The Tokyo Olympics were supposed to be a turning point for Indian women’s hockey. It still might be. The team’s gritty, inspired, improbable performance won admiration across the country. They became symbols of aspiration. But even as the applause rang, so did the whispers. Vandana Katariya didn’t just have to play well. She had to prove she belonged.

What those men in Haridwar said wasn’t simply cruel. It was strategic. It was a social reprimand disguised as a sporting opinion. It wasn’t about the match. It was about reminding her that no matter how far she’d come, there were limits to how far she could go.

But perhaps, inadvertently, they sparked something else. Because even as the slurs echoed, the country reacted. Hashtags trended. News crews arrived. Stories of Vandana’s early training—practising barefoot, sharing one stick among three sisters, her father selling goats to buy her gear—resonated. They reframed the narrative. For a moment, the country looked at an athlete and saw her as a person. And in that moment, caste didn’t disappear. But it was challenged.

Resistance to caste discrimination is not new, but it’s evolving. Today, it manifests not just in protest marches or legal battles but in the choices of young athletes who refuse to be reduced by their background. They wear their identity not as a burden but as a badge. They use their sport as both expression and defiance.

Laws exist. Article 14 promises equality. Article 15 prohibits discrimination. But laws are static. Change is dynamic. It happens in spaces that aren’t televised—in locker rooms, training camps, rural sports hostels. It happens when a coach chooses on talent, not surname, when a federation funds a player from Manipur as readily as one from Mumbai, when victory isn’t filtered through ancestry.

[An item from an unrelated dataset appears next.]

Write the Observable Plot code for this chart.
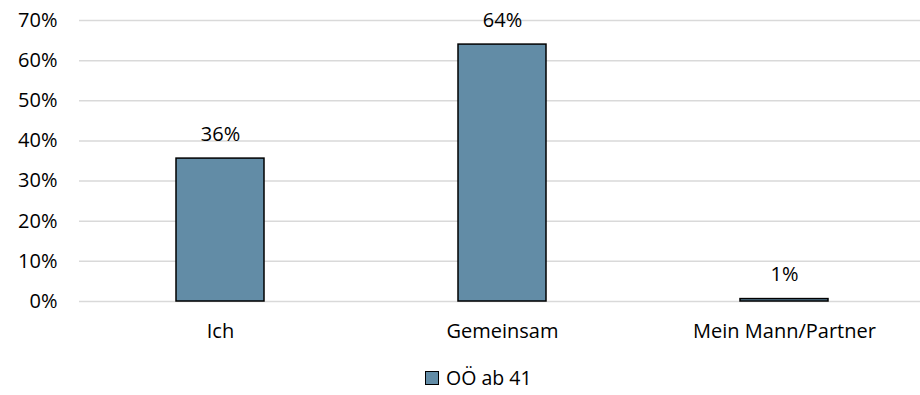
<!DOCTYPE html>
<html>
<head>
<meta charset="utf-8">
<script src="https://cdn.jsdelivr.net/npm/d3@7"></script>
<script src="https://cdn.jsdelivr.net/npm/@observablehq/plot@0.6"></script>
<style>
  html, body { margin: 0; padding: 0; background: #fff; overflow: hidden; }
  #wrap { position: relative; width: 920px; height: 395px; font-family: "Open Sans", sans-serif; }
  #legend { position: absolute; left: 425px; top: 367px; display: flex; align-items: center; font-size: 19.5px; color: #000; line-height: 22px; height: 22px; }
  #legend .sw { width: 12px; height: 12px; border: 1px solid #000; margin-right: 7px; }
</style>
</head>
<body>
<div id="wrap"><div id="chart"></div><div id="legend"></div></div>
<script>
const categories = ["Ich", "Gemeinsam", "Mein Mann/Partner"];
const values = [35.6, 64.0, 0.6];
const yTicks = [0, 10, 20, 30, 40, 50, 60, 70];
const seriesName = "OÖ ab 41";
const barColor = "#628ca6";

const data = categories.map((c, i) => ({category: c, value: values[i]}));

const W = 920, H = 360;
const chart = Plot.plot({
  width: W,
  height: H,
  marginLeft: 79,
  marginRight: 0,
  marginTop: 20,
  marginBottom: H - 301,
  style: {fontFamily: "Open Sans", fontSize: "20px", color: "#000", background: "#fff"},
  x: {type: "band", domain: categories, range: [79, 925], paddingInner: 0.6875, paddingOuter: 0.34375, label: null},
  y: {domain: [0, 70], label: null},
  marks: [
    Plot.ruleY(yTicks, {stroke: "#d9d9d9", strokeWidth: 1.5}),
    Plot.barY(data, {x: "category", y: "value", fill: barColor, stroke: "#000", strokeWidth: 1.5}),
    Plot.text(data, {x: "category", y: "value", text: d => Math.round(d.value) + "%", dy: -24, fontSize: 20, fill: "#000"}),
    Plot.axisY(yTicks, {tickSize: 0, tickPadding: 22, tickFormat: d => d + "%", label: null, fontSize: 20}),
    Plot.axisX({tickSize: 0, tickPadding: 22, label: null, fontSize: 20})
  ]
});
document.getElementById("chart").appendChild(chart);

const lg = document.getElementById("legend");
const sw = document.createElement("div");
sw.className = "sw";
sw.style.background = barColor;
const tx = document.createElement("span");
tx.textContent = seriesName;
lg.appendChild(sw);
lg.appendChild(tx);
</script>
</body>
</html>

And yet, the responsibility doesn’t lie with institutions alone. The media, the fans, and the sponsors are all co-authors of the sporting narrative. And the stories we choose to tell matter.

Casteism in Indian sports is not a side note. It is the plot that shapes the main story. But like all stories, this one, too, can change. Maybe not overnight, but over a decade. And what better occasion to commit to that change than now?

As India eyes the Commonwealth Games in 2030, it has the rare chance to align ambition with introspection. Winning medals is important, as is deciding who gets to compete for them. Infrastructure, planning, and logistics are the visible components of success. But inclusion, dignity, and fairness are the soul.

If India wants to shine on the global stage, it must first look inward to the dusty fields where raw talent is forged, to the invisible hands that carry the weight of national pride. To the young girl who dreams of a podium, knowing she’ll have to dodge both defenders and discrimination to get there.

The question, then, isn’t just whether India can host the Games.

The question is whether it’s ready to honour every player who makes those Games possible—regardless of caste, geography, or last name. If it can, the Commonwealth Games of 2030 won’t just be a sporting milestone. They’ll be a moral one.